Few people have claimed that Congress moves too fast. But there’s a difference between being fast and being thoughtful. Remember the tortoise and the hare? The House of Representatives is much more like the hare, and new bills are often passed quickly there because you just need a simple majority of the 435 Members to pass a bill. If you are the political party that controls the House, you can pass bills without a single vote coming from members of the other party.
But bills don’t become laws unless they also pass the Senate. The Senate is much more like the tortoise—slow and steady. Because of a rule called the “filibuster,” bills in the Senate need 60 votes out of the 100 to become law. Because neither party usually controls 60 seats, it means the majority party needs to convince a few members of the other side to vote for the law. The result is that laws passing the Senate need more cooperation and bi-partisan support. Leading to better laws.
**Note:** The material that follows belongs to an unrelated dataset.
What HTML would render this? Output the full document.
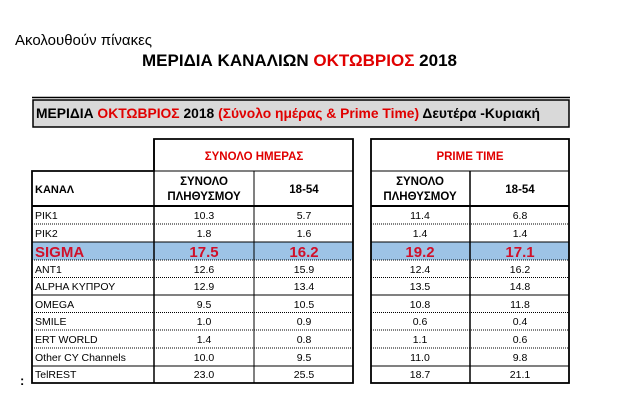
<!DOCTYPE html>
<html><head><meta charset="utf-8"><style>
body{margin:0;background:#fff;width:644px;height:419px;overflow:hidden}
svg{display:block;font-family:"Liberation Sans","DejaVu Sans",sans-serif}
</style></head><body>
<svg width="644" height="419" xmlns="http://www.w3.org/2000/svg">
<text x="15" y="45" font-size="15" fill="#000">Ακολουθούν πίνακες</text>
<text x="142" y="66" font-size="17" font-weight="bold" fill="#000" textLength="315">ΜΕΡΙΔΙΑ ΚΑΝΑΛΙΩΝ <tspan fill="#e00000">ΟΚΤΩΒΡΙΟΣ</tspan> 2018</text>

<line x1="32" y1="97.5" x2="570" y2="97.5" stroke="#000" stroke-width="1.5"/>
<rect x="33" y="100" width="536" height="27" fill="#d9d9d9" stroke="#000" stroke-width="1.5"/>
<text x="36" y="118" font-size="13.5" font-weight="bold" fill="#000" textLength="504" lengthAdjust="spacingAndGlyphs">ΜΕΡΙΔΙΑ <tspan fill="#e00000">ΟΚΤΩΒΡΙΟΣ</tspan> 2018 <tspan fill="#e00000">(Σύνολο ημέρας &amp; Prime Time)</tspan>  Δευτέρα -Κυριακή</text>

<rect x="32" y="242" width="321" height="18" fill="#9dc3e6"/>
<rect x="371" y="242" width="198" height="18" fill="#9dc3e6"/>

<g stroke="#000" fill="none">
<path d="M154 139H353V383H32V171H154Z" stroke-width="1.8"/>
<line x1="154" y1="139" x2="154" y2="383" stroke-width="1.5"/>
<line x1="254" y1="171" x2="254" y2="383" stroke-width="1"/>
<line x1="154" y1="171" x2="353" y2="171" stroke-width="1"/>
<line x1="32" y1="206" x2="353" y2="206" stroke-width="2"/>
<rect x="371" y="139" width="198" height="244" stroke-width="1.8"/>
<line x1="470" y1="171" x2="470" y2="383" stroke-width="1.5"/>
<line x1="371" y1="171" x2="569" y2="171" stroke-width="1"/>
<line x1="371" y1="206" x2="569" y2="206" stroke-width="2"/>
</g>
<g stroke="#000" stroke-width="1">
<line x1="32" y1="242" x2="353" y2="242"/><line x1="371" y1="242" x2="569" y2="242"/>
<line x1="32" y1="295" x2="353" y2="295"/><line x1="371" y1="295" x2="569" y2="295"/>
<line x1="32" y1="366" x2="353" y2="366"/><line x1="371" y1="366" x2="569" y2="366"/>
</g>
<g stroke="#000" stroke-width="1" stroke-dasharray="1,1">
<line x1="32" y1="224" x2="353" y2="224"/><line x1="371" y1="224" x2="569" y2="224"/>
<line x1="32" y1="260" x2="353" y2="260"/><line x1="371" y1="260" x2="569" y2="260"/>
<line x1="32" y1="277.5" x2="353" y2="277.5"/><line x1="371" y1="277.5" x2="569" y2="277.5"/>
<line x1="32" y1="312.5" x2="353" y2="312.5"/><line x1="371" y1="312.5" x2="569" y2="312.5"/>
<line x1="32" y1="330" x2="353" y2="330"/><line x1="371" y1="330" x2="569" y2="330"/>
<line x1="32" y1="348" x2="353" y2="348"/><line x1="371" y1="348" x2="569" y2="348"/>
</g>

<g font-size="11.5" font-weight="bold" text-anchor="middle">
<text x="254" y="160" fill="#e00000">ΣΥΝΟΛΟ ΗΜΕΡΑΣ</text>
<text x="470" y="160" fill="#e00000">PRIME TIME</text>
<text x="204" y="185">ΣΥΝΟΛΟ</text><text x="204" y="200">ΠΛΗΘΥΣΜΟΥ</text>
<text x="304" y="193">18-54</text>
<text x="420" y="185">ΣΥΝΟΛΟ</text><text x="420" y="200">ΠΛΗΘΥΣΜΟΥ</text>
<text x="520" y="193">18-54</text>
</g>
<text x="35" y="193" font-size="11" font-weight="bold">ΚΑΝΑΛ</text>

<g font-size="10.5" fill="#000">
<text x="35" y="219">PIK1</text>
<text x="35" y="237">PIK2</text>
<text x="35" y="273">ANT1</text>
<text x="35" y="290">ALPHA ΚΥΠΡΟΥ</text>
<text x="35" y="308">OMEGA</text>
<text x="35" y="325">SMILE</text>
<text x="35" y="343">ERT WORLD</text>
<text x="35" y="361">Other CY Channels</text>
<text x="35" y="378">TelREST</text>
</g>
<text x="35" y="257" font-size="15" font-weight="bold" fill="#d0102a">SIGMA</text>

<g font-size="10.5" text-anchor="middle" fill="#000">
<text x="204" y="219">10.3</text><text x="304" y="219">5.7</text><text x="420" y="219">11.4</text><text x="520" y="219">6.8</text>
<text x="204" y="237">1.8</text><text x="304" y="237">1.6</text><text x="420" y="237">1.4</text><text x="520" y="237">1.4</text>
<text x="204" y="273">12.6</text><text x="304" y="273">15.9</text><text x="420" y="273">12.4</text><text x="520" y="273">16.2</text>
<text x="204" y="290">12.9</text><text x="304" y="290">13.4</text><text x="420" y="290">13.5</text><text x="520" y="290">14.8</text>
<text x="204" y="308">9.5</text><text x="304" y="308">10.5</text><text x="420" y="308">10.8</text><text x="520" y="308">11.8</text>
<text x="204" y="325">1.0</text><text x="304" y="325">0.9</text><text x="420" y="325">0.6</text><text x="520" y="325">0.4</text>
<text x="204" y="343">1.4</text><text x="304" y="343">0.8</text><text x="420" y="343">1.1</text><text x="520" y="343">0.6</text>
<text x="204" y="361">10.0</text><text x="304" y="361">9.5</text><text x="420" y="361">11.0</text><text x="520" y="361">9.8</text>
<text x="204" y="378">23.0</text><text x="304" y="378">25.5</text><text x="420" y="378">18.7</text><text x="520" y="378">21.1</text>
</g>
<g font-size="15" font-weight="bold" text-anchor="middle" fill="#d0102a">
<text x="204" y="257">17.5</text><text x="304" y="257">16.2</text><text x="420" y="257">19.2</text><text x="520" y="257">17.1</text>
</g>
<text x="20" y="385" font-size="13" font-weight="bold">:</text>
</svg>
</body></html>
But there have been threats by the controlling party to do away with the filibuster, making it easier for the controlling party to pass laws without the support of the minority party or any efforts at bipartisanship. This is dangerous because if one party gets rid of the filibuster, all efforts at cooperation will evaporate. And the next time the controlling party switches after an election, they will now be the ones with zero power.
The filibuster is good because it guarantees that the minority party, and the Americans they represent, get a voice in Congress.